According to this Hindu report, India has an overall index of 74 and a response time of 253 milliseconds. The US in comparison has 98 and 13 ms respectively. A higher index indicates a faster and reliable connection. Peru and Mexico fare better in internet connectivity compared to India. However, I checked, and we are marginally better than China (69) and Indonesia (70) and just behind Singapore at (79). Secondly, the router pinged by them is only that of VSNL, which is one of the Internet exchanges in India, so not all hope is lost. You can check out Response times and other India specific details here.
Indian ISP’s are artificial choking capacity inorder to maintain high prices states Chharia, President, Internet Service Providers Association of India (ISPAI). As per the article, smaller ISP’s can’t guarantee quality of service because they can’t afford more bandwidth even if the capacity demands it. We have previously covered Chharia’s comments that the move to cancel district level ISP licenses will hurt small entrepreneurs and consumers. With Bharti laying its own cable, Tata going global with network handshakes and Reliance having FLAG, there is plenty of capacity at the headend, what’s stopping it from becoming cheap are vested interests in keeping the end user price expensive. I compared prices in India vs the UK, a dedicated 2mbps lease line costs approx Rs 50,000 per month in India whereas in the UK, even at its highest, costs approx Rs 40,400 for one year (including Broadband, TV, Phone & Mobile together)!
In case of our wireless hope, according to this Telegraph report, RComm is having troubles rolling out its WiMax services because of spectrum shortage. Reliance currently has 3.3 GHz of spectrum and plans to introduce retail WiMax in 12 cities in the next three months.

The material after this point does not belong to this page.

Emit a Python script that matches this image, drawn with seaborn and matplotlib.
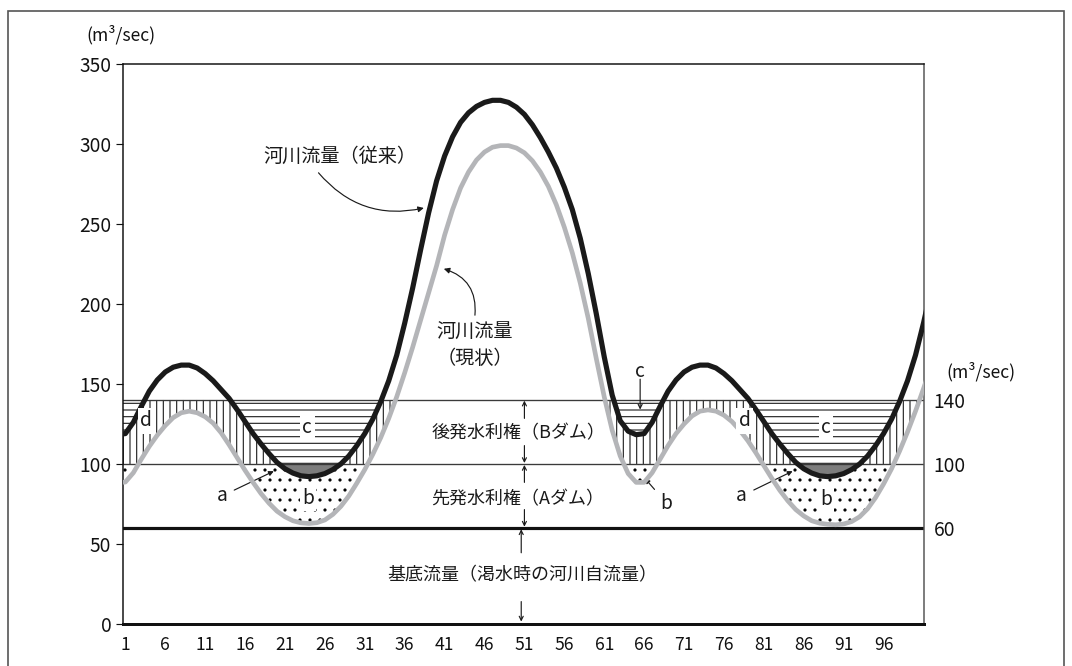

Nikhil adds: So now we need a report to tell us that Internet connectivity in India sucks? I think you just have to experience it to know that, and that TRAI’s performance indicators are an eyewash. More than bandwidth choking, at leased on wireline connections, it’s an issue of reliability. I’ve had problems with every connection I’ve taken so far – in chronological order: VSNL, Hotwire, Sify, MTNL, Tata Indicom (wireless) and RCom (Wireless). There’s no consistency, and there’s poor customer service. My MTNL connection has been troublesome for over a week now, and even making a complaint was difficult. No one followed up, and the call centre exec told me to contact the exchange directly since they can’t do anything about it. I spoke to the exchange SDO, and the connection is still not working properly…really, what does one have to do to get a reliable connection in this country?